───── Material shown

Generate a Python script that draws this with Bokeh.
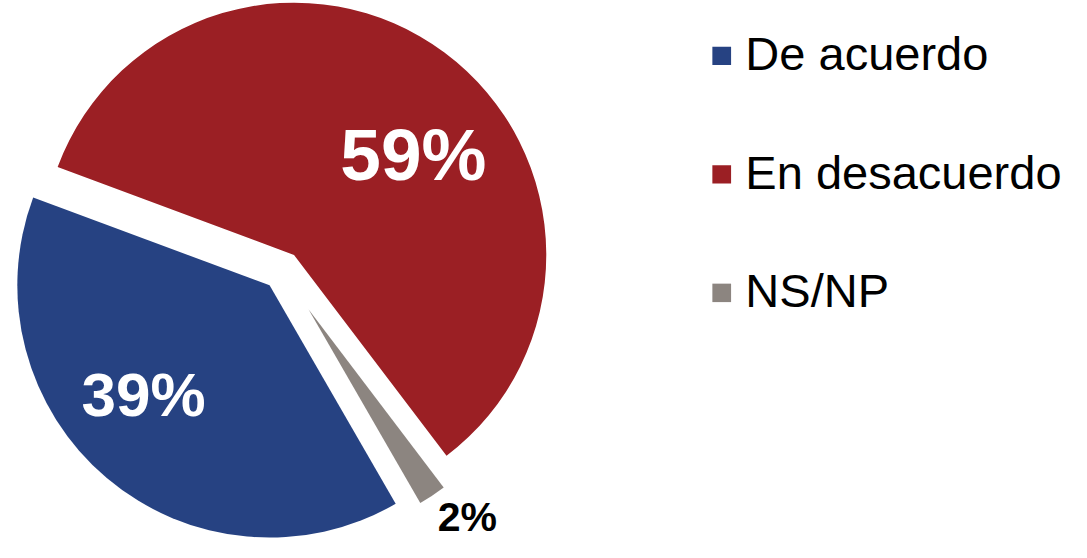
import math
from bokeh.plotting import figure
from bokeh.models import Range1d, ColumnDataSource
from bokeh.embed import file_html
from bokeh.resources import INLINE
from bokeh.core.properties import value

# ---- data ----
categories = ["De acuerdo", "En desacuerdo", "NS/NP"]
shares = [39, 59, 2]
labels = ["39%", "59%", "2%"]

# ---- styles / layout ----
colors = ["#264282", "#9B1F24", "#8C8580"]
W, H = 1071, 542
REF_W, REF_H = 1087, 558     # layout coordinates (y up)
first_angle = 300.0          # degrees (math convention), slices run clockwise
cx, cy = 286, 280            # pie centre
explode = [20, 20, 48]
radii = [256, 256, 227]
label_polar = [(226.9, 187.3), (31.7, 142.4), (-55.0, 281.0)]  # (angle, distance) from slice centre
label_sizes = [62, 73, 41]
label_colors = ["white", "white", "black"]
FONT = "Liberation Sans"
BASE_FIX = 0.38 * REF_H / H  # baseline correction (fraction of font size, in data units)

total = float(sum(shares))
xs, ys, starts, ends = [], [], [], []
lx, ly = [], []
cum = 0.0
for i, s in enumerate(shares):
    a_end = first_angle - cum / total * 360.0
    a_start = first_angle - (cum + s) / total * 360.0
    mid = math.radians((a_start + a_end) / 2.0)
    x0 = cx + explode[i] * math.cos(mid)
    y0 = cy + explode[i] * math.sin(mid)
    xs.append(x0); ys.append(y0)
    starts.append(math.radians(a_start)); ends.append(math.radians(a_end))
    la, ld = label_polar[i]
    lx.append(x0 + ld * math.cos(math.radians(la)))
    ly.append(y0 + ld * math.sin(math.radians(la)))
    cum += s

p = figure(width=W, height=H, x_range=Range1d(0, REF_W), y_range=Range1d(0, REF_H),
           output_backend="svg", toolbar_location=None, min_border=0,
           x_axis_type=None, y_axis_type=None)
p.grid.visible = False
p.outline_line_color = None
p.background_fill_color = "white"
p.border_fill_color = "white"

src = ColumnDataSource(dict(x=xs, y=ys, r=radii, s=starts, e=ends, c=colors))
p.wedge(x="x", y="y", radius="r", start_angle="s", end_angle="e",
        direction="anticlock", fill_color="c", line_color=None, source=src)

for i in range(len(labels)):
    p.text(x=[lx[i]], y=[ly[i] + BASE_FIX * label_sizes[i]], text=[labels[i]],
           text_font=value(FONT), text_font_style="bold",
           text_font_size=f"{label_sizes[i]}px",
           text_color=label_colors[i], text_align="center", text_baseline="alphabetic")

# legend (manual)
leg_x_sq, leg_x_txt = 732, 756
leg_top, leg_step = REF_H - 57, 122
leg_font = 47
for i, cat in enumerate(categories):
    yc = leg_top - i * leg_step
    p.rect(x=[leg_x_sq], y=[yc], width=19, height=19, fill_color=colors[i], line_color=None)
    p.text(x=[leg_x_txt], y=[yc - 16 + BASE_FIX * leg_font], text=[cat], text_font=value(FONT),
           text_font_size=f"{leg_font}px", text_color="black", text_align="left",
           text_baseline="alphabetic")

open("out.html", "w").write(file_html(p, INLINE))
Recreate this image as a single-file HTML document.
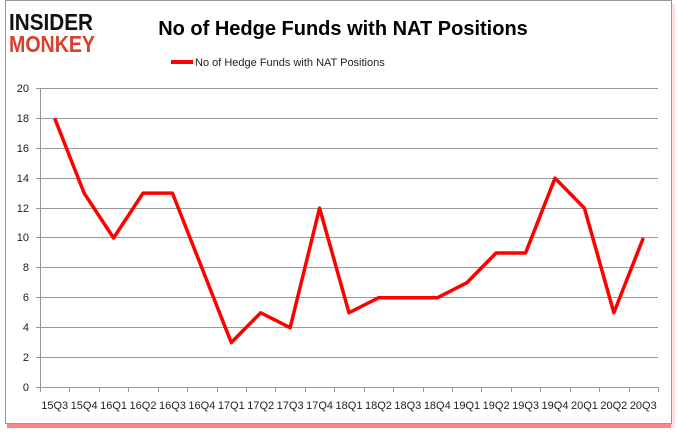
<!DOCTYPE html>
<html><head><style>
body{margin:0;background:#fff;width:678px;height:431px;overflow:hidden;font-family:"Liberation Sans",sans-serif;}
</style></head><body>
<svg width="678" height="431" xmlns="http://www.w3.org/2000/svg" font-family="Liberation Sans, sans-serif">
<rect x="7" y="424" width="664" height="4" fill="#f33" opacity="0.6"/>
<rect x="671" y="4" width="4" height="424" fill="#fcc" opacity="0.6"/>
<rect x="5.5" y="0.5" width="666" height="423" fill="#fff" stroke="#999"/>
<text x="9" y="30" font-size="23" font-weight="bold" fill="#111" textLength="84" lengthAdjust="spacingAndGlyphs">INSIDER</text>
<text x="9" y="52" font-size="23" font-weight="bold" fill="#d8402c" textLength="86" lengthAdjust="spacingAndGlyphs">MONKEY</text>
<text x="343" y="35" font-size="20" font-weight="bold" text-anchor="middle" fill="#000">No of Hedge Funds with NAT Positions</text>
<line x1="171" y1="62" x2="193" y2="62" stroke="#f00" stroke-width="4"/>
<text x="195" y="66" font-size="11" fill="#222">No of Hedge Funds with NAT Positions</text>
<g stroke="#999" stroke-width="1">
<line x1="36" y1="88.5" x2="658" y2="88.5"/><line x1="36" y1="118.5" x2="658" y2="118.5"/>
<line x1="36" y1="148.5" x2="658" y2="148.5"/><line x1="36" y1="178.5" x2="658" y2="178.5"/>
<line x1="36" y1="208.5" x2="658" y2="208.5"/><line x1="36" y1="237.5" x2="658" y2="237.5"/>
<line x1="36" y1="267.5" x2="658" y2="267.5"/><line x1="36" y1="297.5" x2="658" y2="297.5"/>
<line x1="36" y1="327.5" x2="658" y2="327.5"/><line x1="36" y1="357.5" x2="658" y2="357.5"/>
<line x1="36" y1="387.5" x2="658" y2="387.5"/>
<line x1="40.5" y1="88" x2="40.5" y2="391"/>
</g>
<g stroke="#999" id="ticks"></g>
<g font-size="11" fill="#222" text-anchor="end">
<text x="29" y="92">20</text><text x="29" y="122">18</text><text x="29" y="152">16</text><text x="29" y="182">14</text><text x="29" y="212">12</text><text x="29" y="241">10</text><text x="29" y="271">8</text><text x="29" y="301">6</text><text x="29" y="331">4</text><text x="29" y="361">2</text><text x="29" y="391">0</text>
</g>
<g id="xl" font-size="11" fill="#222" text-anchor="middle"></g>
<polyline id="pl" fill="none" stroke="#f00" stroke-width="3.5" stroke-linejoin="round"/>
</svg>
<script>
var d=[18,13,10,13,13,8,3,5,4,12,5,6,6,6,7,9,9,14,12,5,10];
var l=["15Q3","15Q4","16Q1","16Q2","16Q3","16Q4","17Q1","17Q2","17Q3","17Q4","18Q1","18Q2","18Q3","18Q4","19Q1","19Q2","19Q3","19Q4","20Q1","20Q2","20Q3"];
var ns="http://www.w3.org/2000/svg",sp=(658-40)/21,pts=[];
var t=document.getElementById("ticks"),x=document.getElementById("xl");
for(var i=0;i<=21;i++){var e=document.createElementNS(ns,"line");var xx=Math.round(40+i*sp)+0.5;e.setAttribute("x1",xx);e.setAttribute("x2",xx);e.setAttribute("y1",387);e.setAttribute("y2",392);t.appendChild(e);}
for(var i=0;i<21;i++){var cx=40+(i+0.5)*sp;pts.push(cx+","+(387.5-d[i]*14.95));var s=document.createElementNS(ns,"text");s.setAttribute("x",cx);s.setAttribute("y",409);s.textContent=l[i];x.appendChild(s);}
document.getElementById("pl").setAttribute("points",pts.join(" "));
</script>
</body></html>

──────────

Transcribe the records above verbatim. Do not carry over any picture.

* The output
Generate a Python script that draws this with Bokeh.
import math
from bokeh.plotting import figure
from bokeh.models import Range1d, ColumnDataSource
from bokeh.embed import file_html
from bokeh.resources import INLINE
from bokeh.core.properties import value

# ---- data ----
categories = ["De acuerdo", "En desacuerdo", "NS/NP"]
shares = [39, 59, 2]
labels = ["39%", "59%", "2%"]

# ---- styles / layout ----
colors = ["#264282", "#9B1F24", "#8C8580"]
W, H = 1071, 542
REF_W, REF_H = 1087, 558     # layout coordinates (y up)
first_angle = 300.0          # degrees (math convention), slices run clockwise
cx, cy = 286, 280            # pie centre
explode = [20, 20, 48]
radii = [256, 256, 227]
label_polar = [(226.9, 187.3), (31.7, 142.4), (-55.0, 281.0)]  # (angle, distance) from slice centre
label_sizes = [62, 73, 41]
label_colors = ["white", "white", "black"]
FONT = "Liberation Sans"
BASE_FIX = 0.38 * REF_H / H  # baseline correction (fraction of font size, in data units)

total = float(sum(shares))
xs, ys, starts, ends = [], [], [], []
lx, ly = [], []
cum = 0.0
for i, s in enumerate(shares):
    a_end = first_angle - cum / total * 360.0
    a_start = first_angle - (cum + s) / total * 360.0
    mid = math.radians((a_start + a_end) / 2.0)
    x0 = cx + explode[i] * math.cos(mid)
    y0 = cy + explode[i] * math.sin(mid)
    xs.append(x0); ys.append(y0)
    starts.append(math.radians(a_start)); ends.append(math.radians(a_end))
    la, ld = label_polar[i]
    lx.append(x0 + ld * math.cos(math.radians(la)))
    ly.append(y0 + ld * math.sin(math.radians(la)))
    cum += s

p = figure(width=W, height=H, x_range=Range1d(0, REF_W), y_range=Range1d(0, REF_H),
           output_backend="svg", toolbar_location=None, min_border=0,
           x_axis_type=None, y_axis_type=None)
p.grid.visible = False
p.outline_line_color = None
p.background_fill_color = "white"
p.border_fill_color = "white"

src = ColumnDataSource(dict(x=xs, y=ys, r=radii, s=starts, e=ends, c=colors))
p.wedge(x="x", y="y", radius="r", start_angle="s", end_angle="e",
        direction="anticlock", fill_color="c", line_color=None, source=src)

for i in range(len(labels)):
    p.text(x=[lx[i]], y=[ly[i] + BASE_FIX * label_sizes[i]], text=[labels[i]],
           text_font=value(FONT), text_font_style="bold",
           text_font_size=f"{label_sizes[i]}px",
           text_color=label_colors[i], text_align="center", text_baseline="alphabetic")

# legend (manual)
leg_x_sq, leg_x_txt = 732, 756
leg_top, leg_step = REF_H - 57, 122
leg_font = 47
for i, cat in enumerate(categories):
    yc = leg_top - i * leg_step
    p.rect(x=[leg_x_sq], y=[yc], width=19, height=19, fill_color=colors[i], line_color=None)
    p.text(x=[leg_x_txt], y=[yc - 16 + BASE_FIX * leg_font], text=[cat], text_font=value(FONT),
           text_font_size=f"{leg_font}px", text_color="black", text_align="left",
           text_baseline="alphabetic")

open("out.html", "w").write(file_html(p, INLINE))
Recreate this image as a single-file HTML document.
<!DOCTYPE html>
<html><head><style>
body{margin:0;background:#fff;width:678px;height:431px;overflow:hidden;font-family:"Liberation Sans",sans-serif;}
</style></head><body>
<svg width="678" height="431" xmlns="http://www.w3.org/2000/svg" font-family="Liberation Sans, sans-serif">
<rect x="7" y="424" width="664" height="4" fill="#f33" opacity="0.6"/>
<rect x="671" y="4" width="4" height="424" fill="#fcc" opacity="0.6"/>
<rect x="5.5" y="0.5" width="666" height="423" fill="#fff" stroke="#999"/>
<text x="9" y="30" font-size="23" font-weight="bold" fill="#111" textLength="84" lengthAdjust="spacingAndGlyphs">INSIDER</text>
<text x="9" y="52" font-size="23" font-weight="bold" fill="#d8402c" textLength="86" lengthAdjust="spacingAndGlyphs">MONKEY</text>
<text x="343" y="35" font-size="20" font-weight="bold" text-anchor="middle" fill="#000">No of Hedge Funds with NAT Positions</text>
<line x1="171" y1="62" x2="193" y2="62" stroke="#f00" stroke-width="4"/>
<text x="195" y="66" font-size="11" fill="#222">No of Hedge Funds with NAT Positions</text>
<g stroke="#999" stroke-width="1">
<line x1="36" y1="88.5" x2="658" y2="88.5"/><line x1="36" y1="118.5" x2="658" y2="118.5"/>
<line x1="36" y1="148.5" x2="658" y2="148.5"/><line x1="36" y1="178.5" x2="658" y2="178.5"/>
<line x1="36" y1="208.5" x2="658" y2="208.5"/><line x1="36" y1="237.5" x2="658" y2="237.5"/>
<line x1="36" y1="267.5" x2="658" y2="267.5"/><line x1="36" y1="297.5" x2="658" y2="297.5"/>
<line x1="36" y1="327.5" x2="658" y2="327.5"/><line x1="36" y1="357.5" x2="658" y2="357.5"/>
<line x1="36" y1="387.5" x2="658" y2="387.5"/>
<line x1="40.5" y1="88" x2="40.5" y2="391"/>
</g>
<g stroke="#999" id="ticks"></g>
<g font-size="11" fill="#222" text-anchor="end">
<text x="29" y="92">20</text><text x="29" y="122">18</text><text x="29" y="152">16</text><text x="29" y="182">14</text><text x="29" y="212">12</text><text x="29" y="241">10</text><text x="29" y="271">8</text><text x="29" y="301">6</text><text x="29" y="331">4</text><text x="29" y="361">2</text><text x="29" y="391">0</text>
</g>
<g id="xl" font-size="11" fill="#222" text-anchor="middle"></g>
<polyline id="pl" fill="none" stroke="#f00" stroke-width="3.5" stroke-linejoin="round"/>
</svg>
<script>
var d=[18,13,10,13,13,8,3,5,4,12,5,6,6,6,7,9,9,14,12,5,10];
var l=["15Q3","15Q4","16Q1","16Q2","16Q3","16Q4","17Q1","17Q2","17Q3","17Q4","18Q1","18Q2","18Q3","18Q4","19Q1","19Q2","19Q3","19Q4","20Q1","20Q2","20Q3"];
var ns="http://www.w3.org/2000/svg",sp=(658-40)/21,pts=[];
var t=document.getElementById("ticks"),x=document.getElementById("xl");
for(var i=0;i<=21;i++){var e=document.createElementNS(ns,"line");var xx=Math.round(40+i*sp)+0.5;e.setAttribute("x1",xx);e.setAttribute("x2",xx);e.setAttribute("y1",387);e.setAttribute("y2",392);t.appendChild(e);}
for(var i=0;i<21;i++){var cx=40+(i+0.5)*sp;pts.push(cx+","+(387.5-d[i]*14.95));var s=document.createElementNS(ns,"text");s.setAttribute("x",cx);s.setAttribute("y",409);s.textContent=l[i];x.appendChild(s);}
document.getElementById("pl").setAttribute("points",pts.join(" "));
</script>
</body></html>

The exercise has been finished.